A Content-Based Indexing Scheme for Large-Scale...

A Content-Based Indexing Scheme for Large-Scale Unstructured Data

Abstract

The sheer volume of multimedia contents generated by todays Internet services are stored in the cloud. The traditional indexing method associating the user-generated metadata with the content is vulnerable to the inaccuracy caused by the low quality of the metadata. While the content-based indexing does not depend on the error-prone metadata. However, the state-of-the-art research focuses on developing descriptive features and miss the system-oriented considerations when incorporating these features into the practical cloud computing systems.
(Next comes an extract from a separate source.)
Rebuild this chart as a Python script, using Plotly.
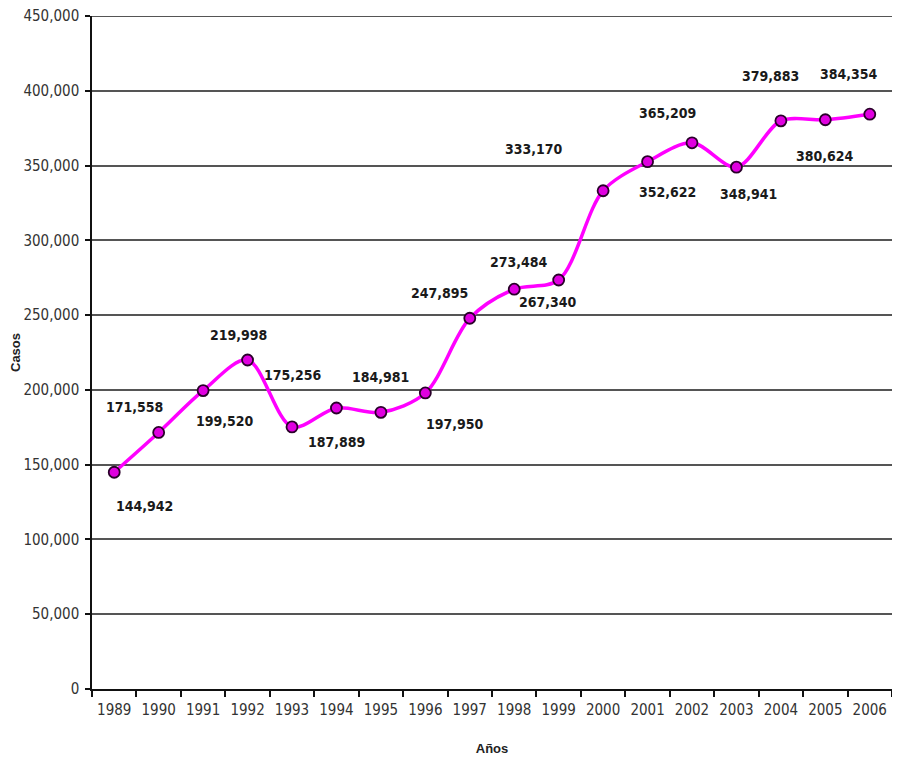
import plotly.graph_objects as go

years = ["1989", "1990", "1991", "1992", "1993", "1994", "1995", "1996", "1997",
         "1998", "1999", "2000", "2001", "2002", "2003", "2004", "2005", "2006"]
casos = [144942, 171558, 199520, 219998, 175256, 187889, 184981, 197950, 247895,
         267340, 273484, 333170, 352622, 365209, 348941, 379883, 380624, 384354]
labels = ["144,942", "171,558", "199,520", "219,998", "175,256", "187,889", "184,981",
          "197,950", "247,895", "267,340", "273,484", "333,170", "352,622", "365,209",
          "348,941", "379,883", "380,624", "384,354"]
# pixel offsets of each data label relative to its point (dx right, dy down)
label_dx = [30, -24, 22, -9, 1, 0, 0, 30, -30, 34, -40, -69, 20, -25, 12, -10, 0, -21]
label_dy = [34, -25, 30, -25, -52, 34, -35, 31, -25, 13, -18, -42, 30, -30, 27, -45, 36, -40]
y_ticks = [0, 50000, 100000, 150000, 200000, 250000, 300000, 350000, 400000, 450000]
y_ticktext = ["0", "50,000", "100,000", "150,000", "200,000", "250,000", "300,000",
              "350,000", "400,000", "450,000"]

NARROW = "Liberation Sans Narrow, Arial Narrow, DejaVu Sans Condensed, sans-serif"

fig = go.Figure()
fig.add_trace(go.Scatter(
    x=years, y=casos, mode="lines+markers",
    line=dict(color="#ff00ff", width=3.5, shape="spline", smoothing=0.9),
    marker=dict(size=11, color="#e000e0", line=dict(color="#2a002a", width=1.8)),
    hoverinfo="x+y", showlegend=False,
))

for i, (y, t, dx, dy) in enumerate(zip(casos, labels, label_dx, label_dy)):
    fig.add_annotation(x=i, y=y, text="<b>" + t + "</b>", showarrow=False, xref="x", yref="y",
                       xshift=dx, yshift=-dy,
                       font=dict(family=NARROW, size=14, color="#1a1a1a"))

# top gridline (at the upper end of the axis range)
fig.add_shape(type="line", xref="paper", yref="y", x0=0, x1=1, y0=y_ticks[-1], y1=y_ticks[-1],
              line=dict(color="#555555", width=2), layer="below")

fig.update_layout(
    width=884, height=748,
    margin=dict(l=84, r=0, t=8, b=67),
    paper_bgcolor="white", plot_bgcolor="white",
    showlegend=False,
)
fig.update_xaxes(
    type="category", range=[-0.5, 17.5], automargin=False,
    tickson="boundaries", ticks="outside", ticklen=6, tickcolor="#111", tickwidth=1.5,
    showline=True, linecolor="#111", linewidth=1.5,
    showgrid=False, tickangle=0, ticklabeloverflow="allow",
    tickfont=dict(family=NARROW, size=15, color="#333333"),
    ticklabelstandoff=6,
    title=dict(text="<b>Años</b>", font=dict(family="Liberation Sans, Arial, sans-serif", size=13, color="#222"),
               standoff=36),
)
fig.update_yaxes(
    range=[0, 450000], tickvals=y_ticks, ticktext=y_ticktext, automargin=False,
    ticks="outside", ticklen=5, tickcolor="#111", tickwidth=1.5,
    showline=True, linecolor="#111", linewidth=1.5,
    showgrid=True, gridcolor="#555555", gridwidth=2, zeroline=False,
    ticklabeloverflow="allow",
    tickfont=dict(family=NARROW, size=15, color="#333333"),
    ticklabelstandoff=3,
    title=dict(text="<b>Casos</b>", font=dict(family="Liberation Sans, Arial, sans-serif", size=13, color="#222"),
               standoff=4),
)

fig.write_html("out.html")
We propose an Update-Efficient and Parallel-Friendly content-based multimedia indexing system, called Partitioned Hash Forest (PHF). The PHF system incorporates the state-of-the-art content-based indexing models and multiple system-oriented optimizations. PHF contains an approximate content-based index and leverages the hierarchical memory system to support the high volume of updates. Additionally, the content-aware data partitioning and lock-free concurrency management module enable the parallel processing of the concurrent user requests. We evaluate PHF in terms of indexing accuracy and system efficiency by comparing it with the state-of-the-art content-based indexing algorithm and its variances. We achieve the significantly better accuracy with less resource consumption, around 37% faster in update processing and up to 2.5X throughput speedup in a multicore platform comparing to other parallel-friendly designs.